(Aim of the task)
Will you output all of the data below exactly, omitting the images?

(Given data)
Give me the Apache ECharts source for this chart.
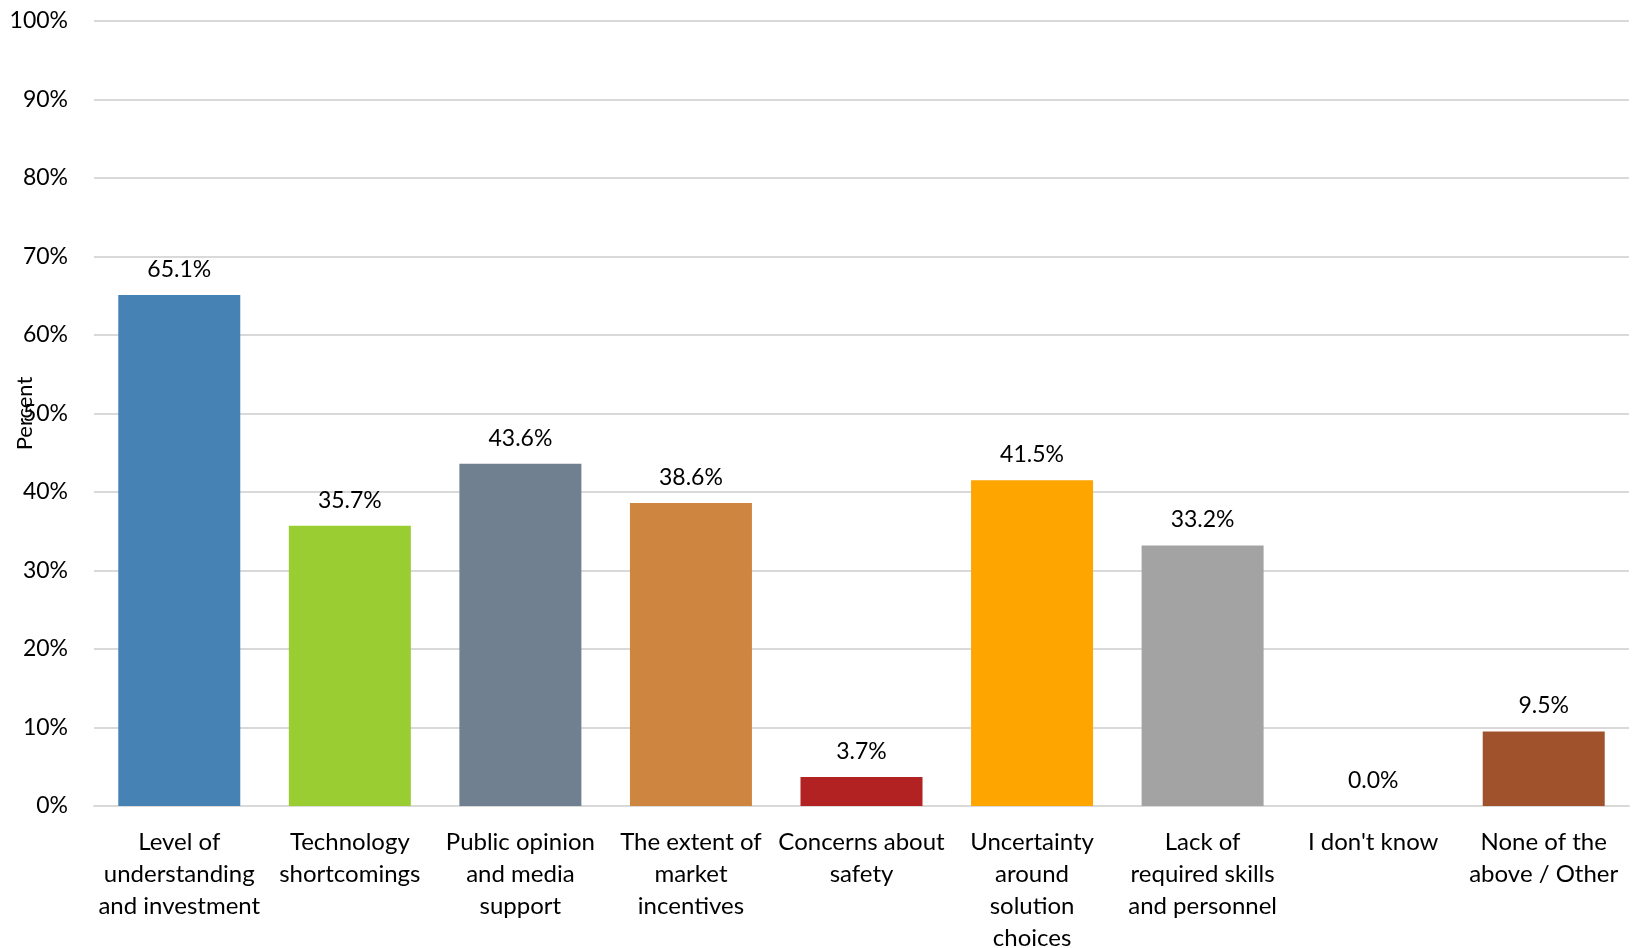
<!DOCTYPE html>
<html>
<head>
<meta charset="utf-8">
<script src="https://cdn.jsdelivr.net/npm/echarts@6/dist/echarts.min.js"></script>
<style>html,body{margin:0;padding:0;background:#fff;}#c{width:1632px;height:948px;}</style>
</head>
<body>
<div id="c"></div>
<script>
const categories = [
  "Level of\nunderstanding\nand investment",
  "Technology\nshortcomings",
  "Public opinion\nand media\nsupport",
  "The extent of\nmarket\nincentives",
  "Concerns about\nsafety",
  "Uncertainty\naround\nsolution\nchoices",
  "Lack of\nrequired skills\nand personnel",
  "I don't know",
  "None of the\nabove / Other"
];
const values = [65.1, 35.7, 43.6, 38.6, 3.7, 41.5, 33.2, 0.0, 9.5];
const barColors = ["#4682B4", "#9ACD32", "#708090", "#CD853F", "#B22222", "#FFA500", "#A3A3A3", "#D3D3D3", "#A0522D"];
const yTicks = [0, 10, 20, 30, 40, 50, 60, 70, 80, 90, 100];

const FONT = "Lato";
const chart = echarts.init(document.getElementById('c'));
chart.setOption({
  animation: false,
  textStyle: { fontFamily: FONT },
  grid: { left: 94, right: 3, top: 21, bottom: 142, containLabel: false, outerBoundsMode: 'none' },
  xAxis: {
    type: 'category',
    data: categories,
    axisLine: { lineStyle: { color: '#D9D9D9', width: 2 } },
    axisTick: { show: false },
    axisLabel: { color: '#000', fontSize: 24, fontFamily: FONT, lineHeight: 32, margin: 20, interval: 0 }
  },
  yAxis: {
    type: 'value',
    min: 0, max: 100, interval: 10,
    name: 'Percent',
    nameLocation: 'middle',
    nameGap: 58,
    nameMoveOverlap: false,
    nameTextStyle: { color: '#000', fontSize: 22, fontFamily: FONT },
    axisLine: { show: false },
    axisTick: { show: false },
    splitLine: { lineStyle: { color: '#D9D9D9', width: 2 } },
    axisLabel: { color: '#000', fontSize: 23, fontFamily: FONT, margin: 26,
      formatter: v => yTicks.includes(v) ? v + '%' : '' }
  },
  series: [{
    type: 'bar',
    data: values.map((v, i) => ({ value: v, itemStyle: { color: barColors[i] } })),
    barWidth: 122,
    label: { show: true, position: 'top', distance: 14, color: '#000', fontSize: 23, fontFamily: FONT,
      formatter: p => p.value.toFixed(1) + '%' }
  }]
});
</script>
</body>
</html>
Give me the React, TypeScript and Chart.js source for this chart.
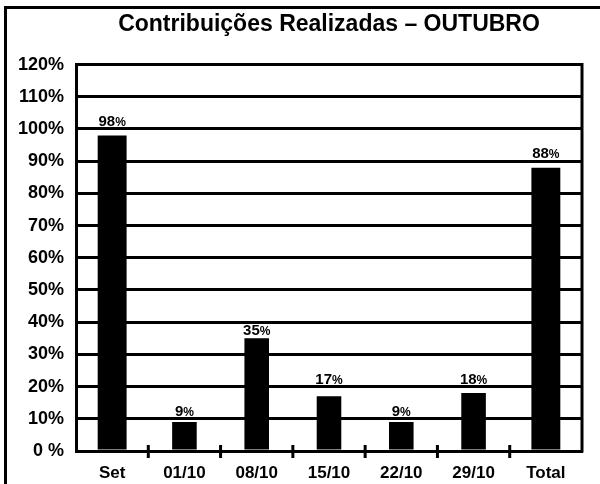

(Full solution)
Give me the Apache ECharts source for this chart.
<!DOCTYPE html>
<html>
<head>
<meta charset="utf-8">
<script src="https://cdn.jsdelivr.net/npm/echarts@6/dist/echarts.min.js"></script>
<style>html,body{margin:0;padding:0;background:#fff;}#c{width:1632px;height:948px;}</style>
</head>
<body>
<div id="c"></div>
<script>
const categories = [
  "Level of\nunderstanding\nand investment",
  "Technology\nshortcomings",
  "Public opinion\nand media\nsupport",
  "The extent of\nmarket\nincentives",
  "Concerns about\nsafety",
  "Uncertainty\naround\nsolution\nchoices",
  "Lack of\nrequired skills\nand personnel",
  "I don't know",
  "None of the\nabove / Other"
];
const values = [65.1, 35.7, 43.6, 38.6, 3.7, 41.5, 33.2, 0.0, 9.5];
const barColors = ["#4682B4", "#9ACD32", "#708090", "#CD853F", "#B22222", "#FFA500", "#A3A3A3", "#D3D3D3", "#A0522D"];
const yTicks = [0, 10, 20, 30, 40, 50, 60, 70, 80, 90, 100];

const FONT = "Lato";
const chart = echarts.init(document.getElementById('c'));
chart.setOption({
  animation: false,
  textStyle: { fontFamily: FONT },
  grid: { left: 94, right: 3, top: 21, bottom: 142, containLabel: false, outerBoundsMode: 'none' },
  xAxis: {
    type: 'category',
    data: categories,
    axisLine: { lineStyle: { color: '#D9D9D9', width: 2 } },
    axisTick: { show: false },
    axisLabel: { color: '#000', fontSize: 24, fontFamily: FONT, lineHeight: 32, margin: 20, interval: 0 }
  },
  yAxis: {
    type: 'value',
    min: 0, max: 100, interval: 10,
    name: 'Percent',
    nameLocation: 'middle',
    nameGap: 58,
    nameMoveOverlap: false,
    nameTextStyle: { color: '#000', fontSize: 22, fontFamily: FONT },
    axisLine: { show: false },
    axisTick: { show: false },
    splitLine: { lineStyle: { color: '#D9D9D9', width: 2 } },
    axisLabel: { color: '#000', fontSize: 23, fontFamily: FONT, margin: 26,
      formatter: v => yTicks.includes(v) ? v + '%' : '' }
  },
  series: [{
    type: 'bar',
    data: values.map((v, i) => ({ value: v, itemStyle: { color: barColors[i] } })),
    barWidth: 122,
    label: { show: true, position: 'top', distance: 14, color: '#000', fontSize: 23, fontFamily: FONT,
      formatter: p => p.value.toFixed(1) + '%' }
  }]
});
</script>
</body>
</html>
Give me the React, TypeScript and Chart.js source for this chart.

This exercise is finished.